The divorce court entered an order. 1) Wife’s maintenance was to terminate on her 66th birthday. This was when she was eligible for full social security benefits. 2) Husband’s 401(k) retirement account was to be liquidated in part to pay attorney’s fees. 3) Husband is to contribute to Wife’s attorney’s fees. 4) Husband’s later motion to modify maintenance to a lower amount is denied. Both parties appealed. The Appellate Court reversed in part.

1)There was no evidence to support terminating the Wife’s maintenance on her 66th birthday. The evidence showed that the wife would not be able to support herself. She may require permanent maintenance. The judgment should provide that the determination be made at that time. The trial court terminated maintenance without knowing anything about the parties’ financial circumstances at the time that the Wife reaches age 66.
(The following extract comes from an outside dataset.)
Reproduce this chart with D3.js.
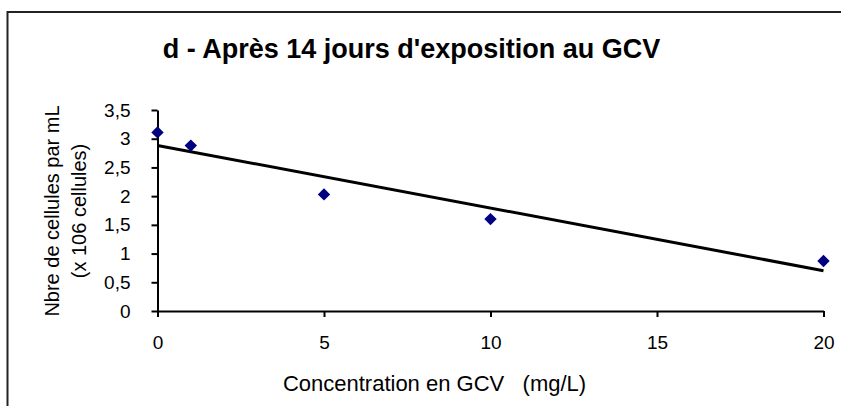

2) Husband’s 401k should not have been liquidated in part to pay interim attorney fees. Retirement accounts are exempt under Section 12-1006 of the Code of Civil Procedure.

3) Wife not entitled to have Husband contribute to her attorney fees. She must show her own inability to pay the fees. She must show that he is able to pay her fees. The evidence supported Husband also did not have the ability to pay fees.

4) Husband’s motion to modify maintenance was based on his alleged change in employment status. There was no objective evidence of his bad back condition other than the husband’s self-reporting of symptoms. The court considered the Husband’s pattern of not paying support in its finding of bad faith.